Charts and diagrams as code
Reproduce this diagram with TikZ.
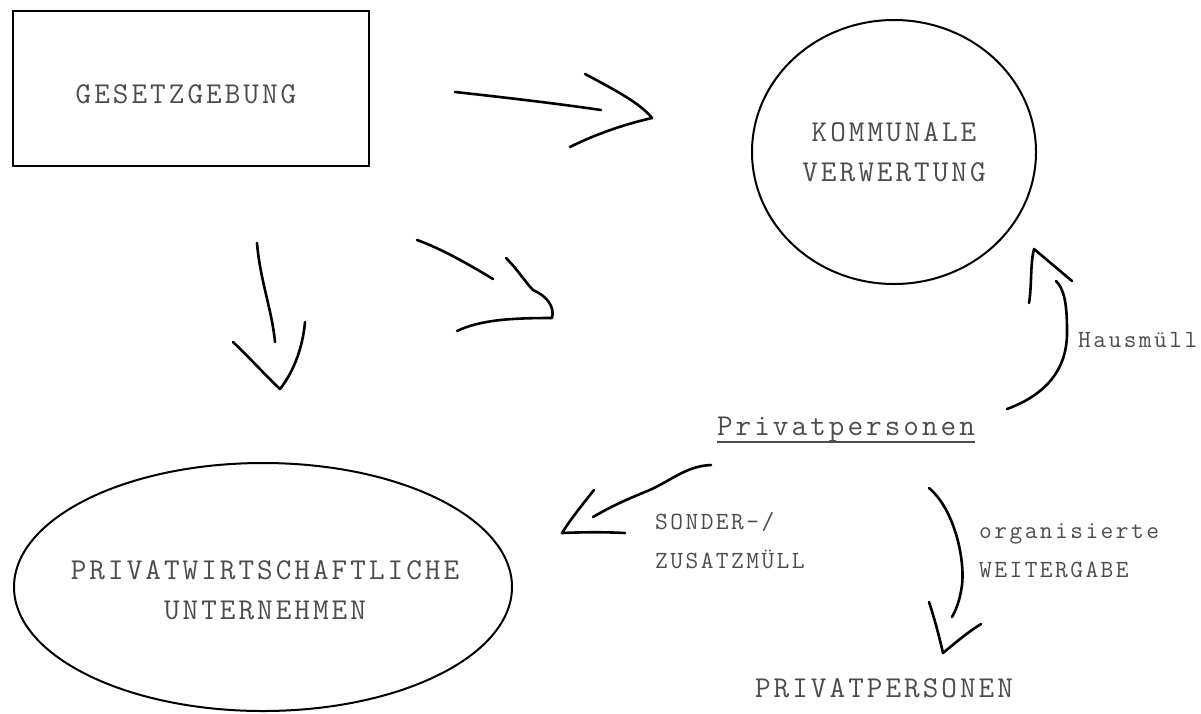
\documentclass[tikz,border=0pt]{standalone}
\usepackage{fontspec}
\newfontfamily\skfont[LetterSpace=10]{Latin Modern Mono}
\usetikzlibrary{shapes.geometric}
\definecolor{inkgray}{gray}{0.3}
\tikzset{
    pen/.style={line width=2.6pt, line cap=round, line join=round},
    boxline/.style={line width=2pt},
    bigtext/.style={font=\skfont\fontsize{30.3}{40}\selectfont, text=inkgray, align=center, inner sep=0pt},
    smalltext/.style={font=\skfont\fontsize{24.7}{39}\selectfont, text=inkgray, align=left, inner sep=0pt}
}
\begin{document}
\begin{tikzpicture}[x=1pt, y=-1pt]
    \useasboundingbox (0,0) rectangle (1201,713);

    %Gesetzgebung
    \draw[boxline] (13,11) rectangle (369,166);
    \node[bigtext] (gesetz) at (186,94) {GESETZGEBUNG};

    %Kommunale Verwertung
    \node[ellipse, draw, boxline, minimum width=284pt, minimum height=264pt, bigtext] (kommunal) at (894,152) {KOMMUNALE\\VERWERTUNG};

    %Unternehmen (ellipse drawn apart, text too wide for the shape)
    \node[ellipse, draw, boxline, minimum width=498pt, minimum height=248pt, inner sep=0pt] (firmen) at (263,587) {};
    \node[bigtext] (firmentext) at (265,590) {PRIVATWIRTSCHAFTLICHE\\UNTERNEHMEN};

    %Privatpersonen
    \node[bigtext] (privat) at (846,430) {Privatpersonen};
    \draw[inkgray, line width=1.6pt] ([yshift=-6pt]privat.base west) -- ([yshift=-6pt]privat.base east);
    \node[bigtext] (privatb) at (884,688) {PRIVATPERSONEN};

    %labels
    \node[smalltext, anchor=west] (hausm) at (1078,340) {Hausmüll};
    \node[smalltext, anchor=west] (sonder) at (655,541) {SONDER-/\\ZUSATZMÜLL};
    \node[smalltext, anchor=west] (weiter) at (979,551) {organisierte\\WEITERGABE};

    %Gesetzgebung -> Kommunale Verwertung
    \coordinate (a1s) at (455,92);
    \coordinate (a1e) at (601,110);
    \draw[pen] (a1s) .. controls (510,98) and (560,104) .. (a1e);
    \draw[pen] (585,74) .. controls (615,90) and (640,103) .. (652,118) .. controls (630,123) and (600,132) .. (570,147);

    %Gesetzgebung -> Unternehmen
    \coordinate (a2s) at (257,243);
    \coordinate (a2e) at (275,342);
    \draw[pen] (a2s) .. controls (260,280) and (272,310) .. (a2e);
    \draw[pen] (233,342) .. controls (250,358) and (265,375) .. (280,389) .. controls (295,370) and (303,345) .. (305,322);

    %Gesetzgebung -> (diagonal)
    \coordinate (a3s) at (417,240);
    \coordinate (a3e) at (493,279);
    \draw[pen] (a3s) .. controls (440,248) and (470,265) .. (a3e);
    \draw[pen] (506,258) .. controls (518,270) and (526,283) .. (533,290) .. controls (547,296) and (555,307) .. (552,318) .. controls (510,318) and (480,320) .. (457,331);

    %Privatpersonen -> Unternehmen
    \coordinate (a4s) at (711,465);
    \coordinate (a4e) at (593,517);
    \draw[pen] (a4s) .. controls (685,466) and (670,482) .. (645,492) .. controls (620,502) and (605,510) .. (a4e);
    \draw[pen] (594,490) .. controls (582,505) and (570,520) .. (562,533) .. controls (585,532) and (605,532) .. (625,533);

    %Privatpersonen -> Kommunale Verwertung
    \coordinate (a5s) at (1007,409);
    \coordinate (a5e) at (1056,281);
    \draw[pen] (a5s) .. controls (1045,395) and (1068,370) .. (1067,330) .. controls (1067,300) and (1063,288) .. (a5e);
    \draw[pen] (1029,303) .. controls (1032,285) and (1030,265) .. (1034,249) -- (1072,281);

    %Privatpersonen -> PRIVATPERSONEN
    \coordinate (a6s) at (929,488);
    \coordinate (a6e) at (952,617);
    \draw[pen] (a6s) .. controls (955,510) and (965,560) .. (962,585) .. controls (960,600) and (956,610) .. (a6e);
    \draw[pen] (929,602) .. controls (935,620) and (940,640) .. (943,653) .. controls (955,643) and (968,632) .. (981,624);
\end{tikzpicture}
\end{document}
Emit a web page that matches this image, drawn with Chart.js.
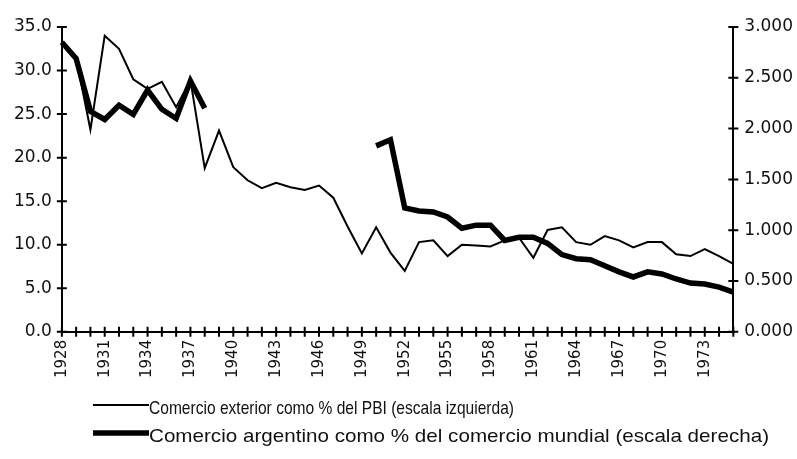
<!doctype html>
<html>

<head>
	<title>Comercio exterior argentino 1928-1975</title>
	<script src="https://cdn.jsdelivr.net/npm/chart.js@4/dist/chart.umd.min.js"></script>
	<style>
		body {
			margin: 0;
			background: #fff;
		}
		#holder {
			width: 797px;
			height: 459px;
		}
	</style>
</head>

<body>
	<div id="holder">
		<canvas id="chart" width="797" height="459"></canvas>
	</div>
	<script>
		var years = [
			1928, 1929, 1930, 1931, 1932, 1933, 1934, 1935, 1936, 1937, 1938, 1939,
			1940, 1941, 1942, 1943, 1944, 1945, 1946, 1947, 1948, 1949, 1950, 1951,
			1952, 1953, 1954, 1955, 1956, 1957, 1958, 1959, 1960, 1961, 1962, 1963,
			1964, 1965, 1966, 1967, 1968, 1969, 1970, 1971, 1972, 1973, 1974, 1975
		];
		var yearLabels = [1928, 1931, 1934, 1937, 1940, 1943, 1946, 1949, 1952, 1955, 1958, 1961, 1964, 1967, 1970, 1973];

		// comercio exterior como % del PBI (escala izquierda)
		var tradeGdp = [
			33.1, 31.4, 23.2, 34.0, 32.5, 29.0, 27.9, 28.7, 25.8, 28.9, 18.8, 23.1,
			18.9, 17.4, 16.5, 17.1, 16.6, 16.3, 16.8, 15.4, 12.1, 9.0, 12.0, 9.1,
			7.0, 10.3, 10.5, 8.7, 10.0, 9.9, 9.8, 10.5, 10.8, 8.5, 11.7, 12.0,
			10.3, 10.0, 11.0, 10.5, 9.7, 10.3, 10.3, 8.9, 8.7, 9.5, 8.7, 7.8
		];

		// comercio argentino como % del comercio mundial (escala derecha), sin datos 1939-1949
		var worldShare = [
			2.85, 2.69, 2.17, 2.09, 2.23, 2.14, 2.38, 2.19, 2.10, 2.47, 2.20, null,
			null, null, null, null, null, null, null, null, null, null, 1.83, 1.89,
			1.22, 1.19, 1.18, 1.13, 1.02, 1.05, 1.05, 0.90, 0.93, 0.93, 0.87, 0.76,
			0.72, 0.71, 0.65, 0.59, 0.54, 0.59, 0.57, 0.52, 0.48, 0.47, 0.44, 0.39
		];

		var leftTicks = { min: 0, max: 35, step: 5 };
		var rightTicks = { min: 0, max: 3, step: 0.5 };

		var tickFont = 'DejaVu Sans';
		var legendFont = '"Liberation Sans", Arial, sans-serif';

		// legend rows: sample line y, text middle y, text width to fit
		var legendRows = [
			{ line: 405, text: 409, width: 365 },
			{ line: 433, text: 437, width: 620 }
		];

		// small crossing tick marks on the three axes, plus the legend below the axis labels
		var axisMarks = {
			id: 'axisMarks',
			afterDraw: function(chart) {
				var ctx = chart.ctx;
				var area = chart.chartArea;
				var sx = chart.scales.x;
				var sy = chart.scales.y;
				var sy1 = chart.scales.y1;
				var half = 5;

				ctx.save();
				ctx.strokeStyle = '#000';
				ctx.lineWidth = 2;
				ctx.beginPath();
				sx.ticks.forEach(function(t, i) {
					var px = sx.getPixelForTick(i);
					ctx.moveTo(px, area.bottom - half);
					ctx.lineTo(px, area.bottom + half);
				});
				sy.ticks.forEach(function(t, i) {
					var py = sy.getPixelForTick(i);
					ctx.moveTo(area.left - half, py);
					ctx.lineTo(area.left + half, py);
				});
				sy1.ticks.forEach(function(t, i) {
					var py = sy1.getPixelForTick(i);
					ctx.moveTo(area.right - half, py);
					ctx.lineTo(area.right + half, py);
				});
				ctx.stroke();

				// legend
				ctx.font = '19px ' + legendFont;
				ctx.textBaseline = 'middle';
				ctx.fillStyle = '#111';
				chart.data.datasets.forEach(function(ds, i) {
					var row = legendRows[i];
					ctx.beginPath();
					ctx.lineWidth = ds.borderWidth;
					ctx.strokeStyle = ds.borderColor;
					ctx.moveTo(93, row.line);
					ctx.lineTo(149, row.line);
					ctx.stroke();
					var w = ctx.measureText(ds.label).width;
					ctx.save();
					ctx.translate(149, row.text);
					ctx.scale(row.width / w, 1);
					ctx.fillText(ds.label, 0, 0);
					ctx.restore();
				});
				ctx.restore();
			}
		};

		window.onload = function() {
			var ctx = document.getElementById('chart');
			window.myLine = new Chart(ctx, {
				type: 'line',
				data: {
					labels: years,
					datasets: [{
						label: 'Comercio exterior como % del PBI (escala izquierda)',
						data: tradeGdp,
						yAxisID: 'y',
						borderColor: '#000',
						borderWidth: 2,
						pointRadius: 0,
						tension: 0,
						fill: false
					}, {
						label: 'Comercio argentino como % del comercio mundial (escala derecha)',
						data: worldShare,
						yAxisID: 'y1',
						borderColor: '#000',
						borderWidth: 5.5,
						pointRadius: 0,
						tension: 0,
						spanGaps: false,
						fill: false
					}]
				},
				options: {
					responsive: false,
					animation: false,
					layout: {
						padding: { left: 4, right: -7, top: 27, bottom: 73 }
					},
					plugins: {
						legend: { display: false },
						tooltip: { enabled: false }
					},
					scales: {
						x: {
							type: 'category',
							offset: false,
							grid: { display: true, drawOnChartArea: false, drawTicks: false },
							border: { display: true, color: '#000', width: 2 },
							ticks: {
								autoSkip: false,
								minRotation: 90,
								maxRotation: 90,
								padding: 8,
								color: '#111',
								font: { family: tickFont, size: 15 },
								callback: function(val, i) {
									var yr = years[i];
									return yearLabels.indexOf(yr) >= 0 ? String(yr) : '';
								}
							}
						},
						y: {
							position: 'left',
							min: leftTicks.min,
							max: leftTicks.max,
							grid: { display: true, drawOnChartArea: false, drawTicks: false },
							border: { display: true, color: '#000', width: 2 },
							ticks: {
								stepSize: leftTicks.step,
								padding: 10,
								color: '#111',
								font: { family: tickFont, size: 17 },
								callback: function(v) { return v.toFixed(1); }
							}
						},
						y1: {
							position: 'right',
							min: rightTicks.min,
							max: rightTicks.max,
							grid: { display: true, drawOnChartArea: false, drawTicks: false },
							border: { display: true, color: '#000', width: 2 },
							ticks: {
								stepSize: rightTicks.step,
								padding: 11,
								color: '#111',
								font: { family: tickFont, size: 17 },
								callback: function(v) { return v.toFixed(3); }
							}
						}
					}
				},
				plugins: [axisMarks]
			});
		};
	</script>
</body>

</html>
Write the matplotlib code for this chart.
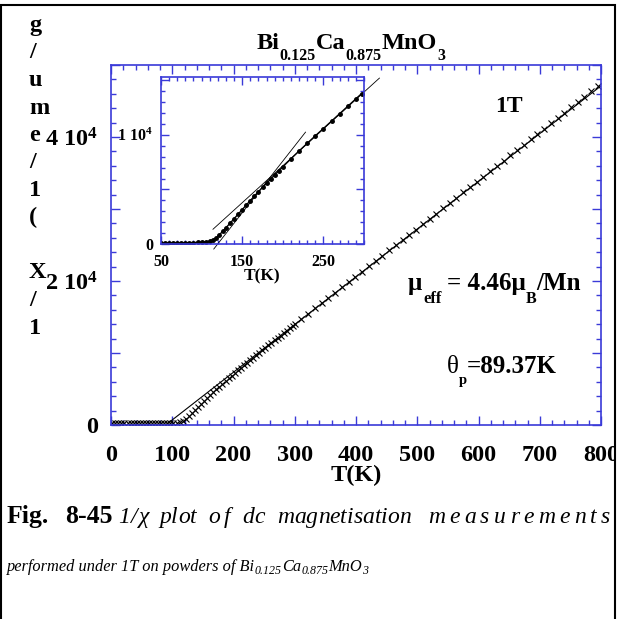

- [TASK REQUIREMENTS]:
Give again, word for word, every line from the top of the data above to the line holding "(0,0) rectangle (1201,713);", inclusive, with the pictures left out.

- [IN RESPONSE]:
Reproduce this diagram with TikZ.
\documentclass[tikz,border=0pt]{standalone}
\usepackage{fontspec}
\newfontfamily\skfont[LetterSpace=10]{Latin Modern Mono}
\usetikzlibrary{shapes.geometric}
\definecolor{inkgray}{gray}{0.3}
\tikzset{
    pen/.style={line width=2.6pt, line cap=round, line join=round},
    boxline/.style={line width=2pt},
    bigtext/.style={font=\skfont\fontsize{30.3}{40}\selectfont, text=inkgray, align=center, inner sep=0pt},
    smalltext/.style={font=\skfont\fontsize{24.7}{39}\selectfont, text=inkgray, align=left, inner sep=0pt}
}
\begin{document}
\begin{tikzpicture}[x=1pt, y=-1pt]
    \useasboundingbox (0,0) rectangle (1201,713);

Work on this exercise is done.